Due to the shrinking of feature size and reduction in supply voltages, nanoscale circuits have become more susceptible to single event transient (SET) faults. Traditionally, soft errors have been a much greater concern in memories than in logic, due to three factors that prevented logic from becoming more susceptible to soft errors: logical, electrical, and timing (latching-window) masking. Technology scaling decreases the impact of these three masking factors on SETs: in particular, reduction in feature sizes and supply voltages allows lower energy particles to result in SETs, while reduced logic depth and smaller gate delays decrease attenuation and increase in frequency reduces latching-window masking. Our work on reliability modeling, analysis, and optimization in digital systems focuses on symbolic methods and efficient models or mitigation techniques. Our symbolic reliability modeling and analysis framework is capable of characterizing internal gate error impact or output errors susceptibility, for both single and multiple transient faults, while doing so at 5000X speedup compared to detailed HSPICE simulation and with less than 8% accuracy loss. The impact of uncertainty due to process variations or post-layout delay increase is also handled. Our results show that joint modeling of the three masking factors is key to the high accuracy level achieved, underscoring the need for their simultaneous modeling. To address the increased impact of soft errors in digital systems, we propose several mitigation techniques that can theoretically achieve a cumulative 95% reduction in error rate. Specifically, our results show that using Redundancy Addition and Removal (RAR), Selective Voltage Scaling (SVS), and Clock Skew Scheduling (CSS) for soft error mitigation, 15-30% reduction in error rate can be achieved when these techniques are applied individually, with a potential for allowing synergistic usage in a complete flow.

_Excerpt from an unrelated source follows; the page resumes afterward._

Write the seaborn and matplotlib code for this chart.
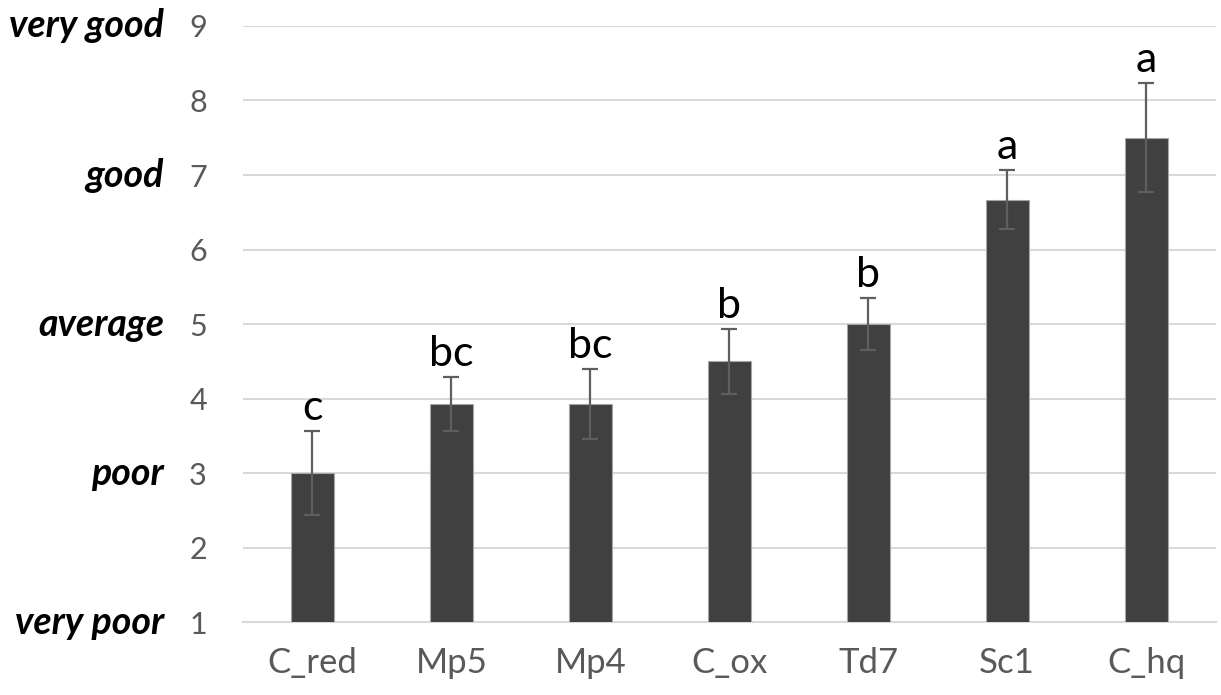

Driven by aggressive technology scaling, a marked increase in the variability of process technology parameters introduces uncertainty in the guaranteed level of performance for most digital systems. In addition, due to increased power density and stricter thermal envelopes, environmental parameter variability increases as well. While a significant body of work exists for characterizing performance and power consumption in the presence of process-driven variability at the interface between physical-gate levels, these effects need to be modeled at higher levels of abstraction as well. In support of a complete probabilistic design flow, high-level modeling of variability effects is needed for determining design choices that are most likely to meet initial design constraints. Our work focuses on modeling the effects of process variation at system level and shows that a design style relying on multiple voltage-frequency islands (VFIs) copes in a more robust manner with the effect of process technology parameter variation. Furthermore, our work details how these effects are manifested in systems implemented using 3D integration, as opposed to just the classic two-dimensional one. Our results show that modeling process variation effects at system level provides a 145X speedup compared to full Monte Carlo simulation. Furthermore, for systems with generic topologies, a VFI design style is shown to potentially double the yield for both latency-constrained and throughput-constrained applications. Finally, 3D systems are shown to be more heavily affected by process variations than their 2D counterparts, when a 3D-specific macromodel for characterizing design variability is employed.
Continuous technology scaling has enabled the integration of hundreds of processing cores on the same silicon substrate, therefore allowing for the concurrent execution of multiple applications on a chip. In such systems, on-chip power consumption represents one of the main bottlenecks in providing increased performance and enhanced capabilities. Increased power consumption results not only in higher on-die temperature and reduced lifetime reliability, but also leads to faster discharge of battery-powered mobile devices. On-chip power management has therefore become a critical component of every step in the many-core design flow, from physical design all the way up to micro-architecture and system-level design. Our work addresses the challenges of dynamic power management of many-core systems by proposing techniques for maintaining appropriate performance levels for applications running on the system, both in the context of turning on/off cores and using selectively power states, or in the context of using Dynamic Voltage Frequency Scaling (DVFS) for enabling a certain performance level at a minimum power. Our proposed power management techniques have shown that the use of Voltage Frequency Islands (VFIs) enables fine grain power management for many-core systems, while allowing for both hardware and software-based solutions for power control. Techniques ranging from fully-distributed to fully-centralized control-theoretic or heuristic approaches show that power consumption can be reduced by a factor of 5-10X, with no impact on performance for a wide variety of applications.